Oana Zamfir is a second year MA student at the “George Enescu” National University of Arts, at the Department of Musicology.

She studied violin for 12 years at the “Stefan Luchian” High School of Art in Botosani, later focusing on the theoretical aspects of music. In 2019 she completed her bachelor studies in Musicology as a student of the National Academy of Music “Gheorghe Dima” in Cluj-Napoca. Her research during 2018-2019 brought to the forefront elements of the archaic ritual within works of composers who activated during the communist period, giving her the opportunity to start a research internship at the “Carl von Ossietzky” University in Germany. In this context, she recorded conversations with members of the Sophie Drinker Institute in Bremen, and had access to documents directly from the Myriam Marbé archive.

Since 2019 she has been a teacher of Music Education and Theoretical Music Studies, making full use of interactive methods in the musical training of students and working, at the same time, with the children’s choir founded in the first year of her activity.
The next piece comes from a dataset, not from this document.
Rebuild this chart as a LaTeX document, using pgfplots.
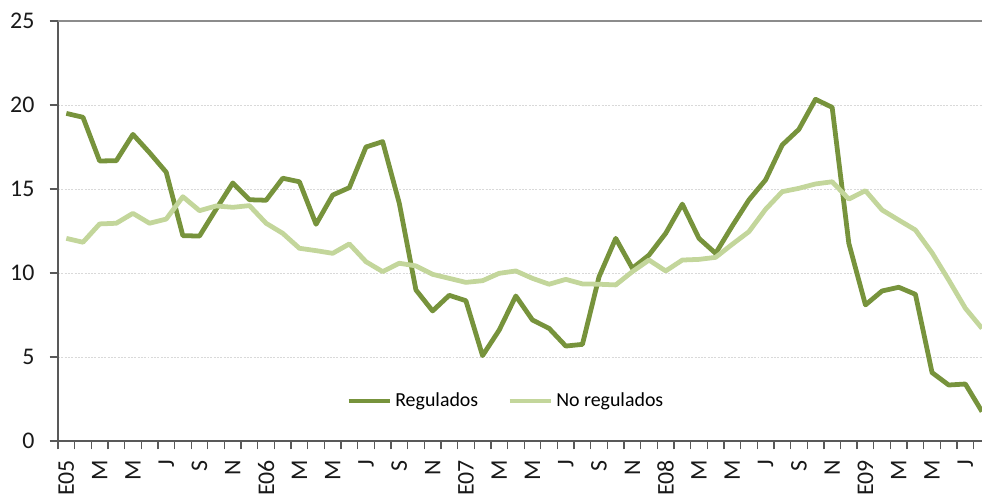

Her interests include pursuing a degree in interior design in 2020.

Alexandru Suciu

Alexandru Suciu inherited his passion for art growing up in a family of several generations of musicians. He began his musical studies at the “Augustin Bena” School of Music in Cluj, where he studied piano and guitar. Even though his main study direction was philological, his passion for music prevailed. He began his academical journey at the Faculty of Letters of the “Babeș-Bolyai” University, studying Comparative literature and English. He continued by studying Opera Singing at the “Gheorghe Dima” National Music Academy. He also graduated the Musical Education section, followed by Artistic Directing at the Musical Performing Arts department.

His multidisciplinary education opened the doors towards research, which is seen both through his participation in national and international conferences and symposia, such as the Salzburg Easter School PhD-forum, organized by the Salzburg Universität or the Silesian Meeting of Young Scholars, organized by the Institute of English at the University of Silesia, as well as the collaboration with Opera Charm Magazine.

During his student years, he won several prizes, including the Grand Prize at the “Paul Constantinescu” National Musical Interpretation Competition, the Romanian Composers and Musicologists’ Union Prize at the same competition, the First Prize and the Schubert Prize at the “Ada Ulubeanu” Competition.

He further developed his artistic skills by specializing in courses and masterclasses held by personalities such as Vittorio Terranova, Giuseppe Sabbatini, Marian Pop, Ines Salazar, Riccardo Zanellato, Paolo Bosisio, Valentina Farcaș and Manuel Lange in contexts such as the Internationale Sommerakademie für Operngesang Deutschlandsberg, Corso Internazionale di Canto Lirico I.M.C. Licata or the Europäische Akademie für Musik und darstellende Kunst Montepulciano. Besides his activity on-stage, he currently teaches Opera Singing Didactics, and Pedagogical Practice within the Department for Teacher Education and Training at the “Gheorghe Dima” National Music Academy.

Cristina Fieraru

Cristina is a 24 year-old Romanian soprano & a student at the National University of Music Bucharest, where she pursues the MA program in Vocal Performance.

She made her debut in Pamina from “Die Zauberflöte” by Wolfgang Amadeus Mozart at only 19 years old at the Bucharest National Opera House, as a member of the Ludovic Spiess Experimental Opera Studio. Over the years she made her debut in roles such as Contessa d’Almaviva (Le nozze di Figaro), Mimì & Musetta (La Bohème), Alice Ford (Falstaff), Erste Dame (Die Zauberflöte) in her university’s opera productions.
Her passion and experience extends in the field of choral music, too.

She has been part of our dream team since the fall of 2021. For a good period of time she took care of OPERA Charm’s social media and took you on the monthly journey through the history of opera through our Legends rubric – and a few times through the Theaters around the World rubric.

Her little soul rubric – from 2021 to present – is definitely the Conductors of the Future, where, every month, she gives you the chance to meet a young star of the world of conducting and, of course, to find out what’s the most charming feature of opera in these artists’ views.